Politicians, opposition protest leaders, and government employees were bugged and tracked without authorization.
The infamous NSO’s Pegasus spyware was used to remotely hack phones and extract information from Israeli citizens, local business news outlet Calcalist claims.
Among the victims of the police, hackings are the leaders of 2020 protests against former Prime Minister Benjamin Netanyahu, local mayors, former governmental employees, and a person close to a senior politician.
Pegasus spyware acts through iPhone and Android mobile devices and lets it access messages, emails, photos, or even secretly record calls and activate microphones.
According to Calcalist, the police had no court warrant to carry out the hackings. There was no supervision of how authorities used the data once it was collected.
Information obtained by the outlet shows that the special police operation cyber unit carried out the operations.
Calcalist claims that while some of the operations were carried out to gather information on murder and corruption cases, other instances point to police avoiding ‘doing professional investigative work and identifying proven suspicions.’
Israel police denied the accusations, while representatives of the NSO Group refused to comment on the spyware’s use by one of its clients. The police force of Israel started using Pegasus in 2013.
Last year, The Pegasus Project revealed that the spyware, made and licensed by NSO Group, had been used in attempted and successful hacks of 37 smartphones belonging to journalists, government officials, and human rights activists.
At least ten governments were involved in abusing the spyware, with three countries targeting the most users. Mexico had 15,000 requests, while Algeria and the UAE had 10,000 requests, respectively.
Recently, Apple has filed a lawsuit against Israeli cyber firm NSO Group and its parent company OSY Technologies for allegedly targeting US Apple users with its Pegasus spyware.
NSO has also faced either legal action or criticism from Microsoft, Meta, Alphabet, and Cisco.
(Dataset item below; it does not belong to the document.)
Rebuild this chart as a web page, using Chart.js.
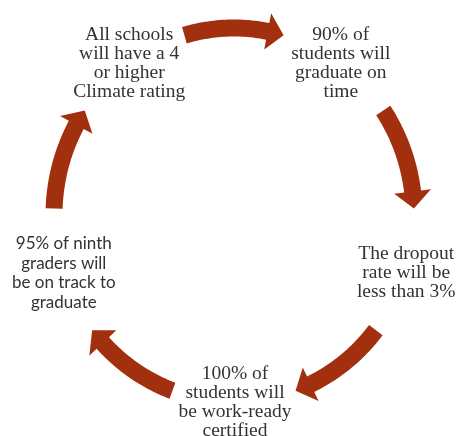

Earlier this month, US officials placed the company on a trade blacklist.
NSO is allegedly involved in circumventing security for products made by these companies and selling that circumvention in the form of hacking tools to foreign governments.
An endemic problem
According to the global database of commercial spyware, private surveillance tools are being made by dozens of companies and used by at least 65 governments worldwide, including Poland, Italy, Spain, and the US.
With use cases ranging from spying on politicians by anti-corruption agencies in Poland to compiling databases of LGBT citizens and religious minorities in Indonesia, commercial spyware companies are now being deployed by states as private intelligence agencies.
While most autocratic regimes use these powerful tools to sidestep their lack of technological know-how, democracies tend to employ private companies in order to circumvent their own laws that prohibit warrantless surveillance by their state security apparatus.
Due to their unique technological know-how, the states that host spyware companies tend to treat them akin to arms manufacturers and see their products as strategic assets they can export in exchange for money, resources, or diplomatic leverage.